# start of Supplied information

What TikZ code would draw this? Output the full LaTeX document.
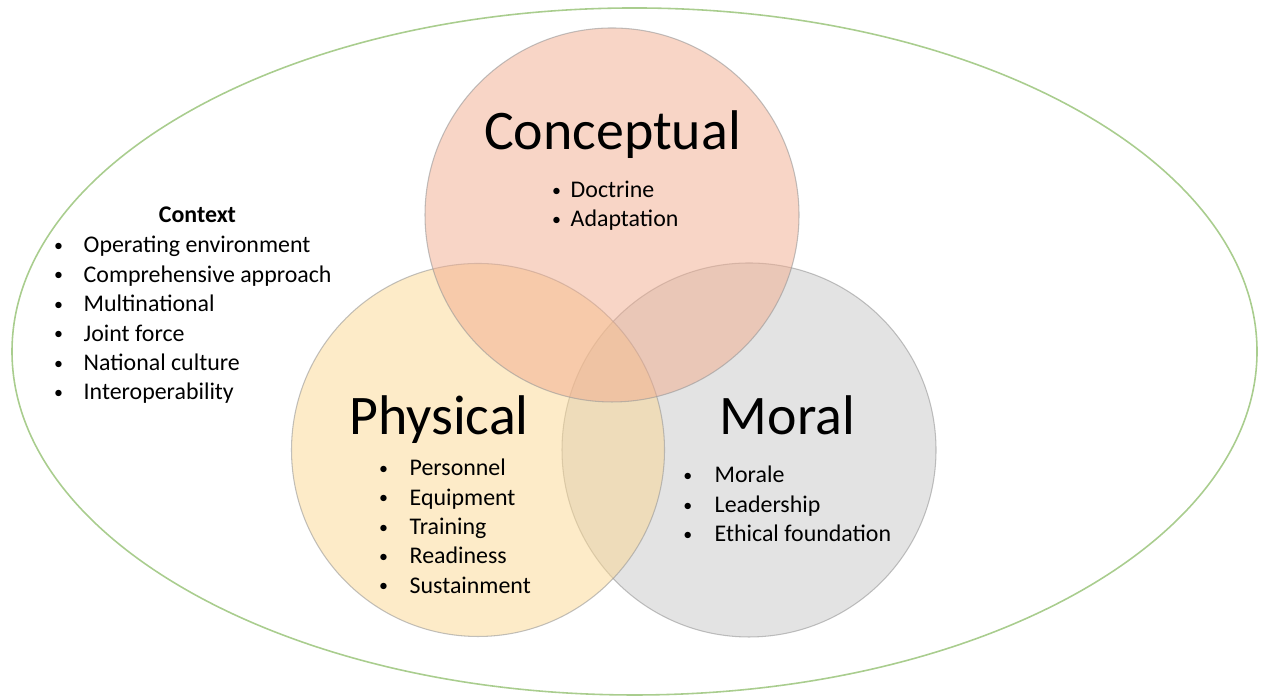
\documentclass[tikz,border=0pt]{standalone}
\usepackage{fontspec}
\setmainfont{Carlito}
\usepackage{tkz-euclide}

\definecolor{concfill}{RGB}{241,171,141}
\definecolor{physfill}{RGB}{251,215,145}
\definecolor{morfill}{RGB}{199,199,199}
\definecolor{ctxline}{RGB}{169,205,142}

\tikzset{
  venn/.style={draw=gray!80, line width=0.3pt, fill opacity=0.5, draw opacity=0.6},
  heading/.style={anchor=base, inner sep=0pt, font=\fontsize{15.9}{19}\selectfont},
  item/.style={anchor=base west, inner sep=0pt, font=\fontsize{6.8}{8}\selectfont},
}
\newcommand{\bul}[2]{\makebox[0pt]{\raisebox{0.06em}{\scalebox{0.75}{\textbullet}}}\hspace{#1}#2}

\begin{document}
\begin{tikzpicture}
    \useasboundingbox (0,0) rectangle (12.62,6.97);
    \tkzDefPoints{6.345/3.455/O, 6.12/4.82/C, 4.78/2.47/P, 7.49/2.47/M}
    % context
    \draw[ctxline, line width=0.45pt] (O) ellipse (6.225 and 3.435);
    % the three circles
    \draw[venn, fill=morfill] (M) circle (1.87);
    \draw[venn, fill=physfill] (P) circle (1.865);
    \draw[venn, fill=concfill] (C) circle (1.87);
    \node[heading] (conc) at (6.125,5.47) {Conceptual};
    \node[heading] (phys) at (4.39,2.62) {Physical};
    \node[heading] (mor) at (7.875,2.62) {Moral};
    \foreach \txt [count=\i] in {Doctrine, Adaptation}
      \node[item] (conc\i) at (5.56,{4.99-(\i-1)*0.29}) {\bul{0.14cm}{\txt}};
    \foreach \txt [count=\i] in {Personnel, Equipment, Training, Readiness, Sustainment}
      \node[item] (phys\i) at (3.83,{2.21-(\i-1)*0.293}) {\bul{0.26cm}{\txt}};
    \foreach \txt [count=\i] in {Morale, Leadership, Ethical foundation}
      \node[item] (mor\i) at (6.87,{2.14-(\i-1)*0.295}) {\bul{0.27cm}{\txt}};
    \node[item, anchor=base, font=\fontsize{6.8}{8}\selectfont\bfseries] (ctx) at (1.975,4.74) {Context};
    \foreach \txt [count=\i] in {Operating environment, Comprehensive approach, Multinational, Joint force, National culture, Interoperability}
      \node[item] (ctx\i) at (0.58,{4.44-(\i-1)*0.294}) {\bul{0.25cm}{\txt}};
\end{tikzpicture}
\end{document}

# end of Supplied information

◆ **Goal**: Except for the pictures, give all the material above again verbatim.

◆ **Answer for the task**:
What TikZ code would draw this? Output the full LaTeX document.
\documentclass[tikz,border=0pt]{standalone}
\usepackage{fontspec}
\setmainfont{Carlito}
\usepackage{tkz-euclide}

\definecolor{concfill}{RGB}{241,171,141}
\definecolor{physfill}{RGB}{251,215,145}
\definecolor{morfill}{RGB}{199,199,199}
\definecolor{ctxline}{RGB}{169,205,142}

\tikzset{
  venn/.style={draw=gray!80, line width=0.3pt, fill opacity=0.5, draw opacity=0.6},
  heading/.style={anchor=base, inner sep=0pt, font=\fontsize{15.9}{19}\selectfont},
  item/.style={anchor=base west, inner sep=0pt, font=\fontsize{6.8}{8}\selectfont},
}
\newcommand{\bul}[2]{\makebox[0pt]{\raisebox{0.06em}{\scalebox{0.75}{\textbullet}}}\hspace{#1}#2}

\begin{document}
\begin{tikzpicture}
    \useasboundingbox (0,0) rectangle (12.62,6.97);
    \tkzDefPoints{6.345/3.455/O, 6.12/4.82/C, 4.78/2.47/P, 7.49/2.47/M}
    % context
    \draw[ctxline, line width=0.45pt] (O) ellipse (6.225 and 3.435);
    % the three circles
    \draw[venn, fill=morfill] (M) circle (1.87);
    \draw[venn, fill=physfill] (P) circle (1.865);
    \draw[venn, fill=concfill] (C) circle (1.87);
    \node[heading] (conc) at (6.125,5.47) {Conceptual};
    \node[heading] (phys) at (4.39,2.62) {Physical};
    \node[heading] (mor) at (7.875,2.62) {Moral};
    \foreach \txt [count=\i] in {Doctrine, Adaptation}
      \node[item] (conc\i) at (5.56,{4.99-(\i-1)*0.29}) {\bul{0.14cm}{\txt}};
    \foreach \txt [count=\i] in {Personnel, Equipment, Training, Readiness, Sustainment}
      \node[item] (phys\i) at (3.83,{2.21-(\i-1)*0.293}) {\bul{0.26cm}{\txt}};
    \foreach \txt [count=\i] in {Morale, Leadership, Ethical foundation}
      \node[item] (mor\i) at (6.87,{2.14-(\i-1)*0.295}) {\bul{0.27cm}{\txt}};
    \node[item, anchor=base, font=\fontsize{6.8}{8}\selectfont\bfseries] (ctx) at (1.975,4.74) {Context};
    \foreach \txt [count=\i] in {Operating environment, Comprehensive approach, Multinational, Joint force, National culture, Interoperability}
      \node[item] (ctx\i) at (0.58,{4.44-(\i-1)*0.294}) {\bul{0.25cm}{\txt}};
\end{tikzpicture}
\end{document}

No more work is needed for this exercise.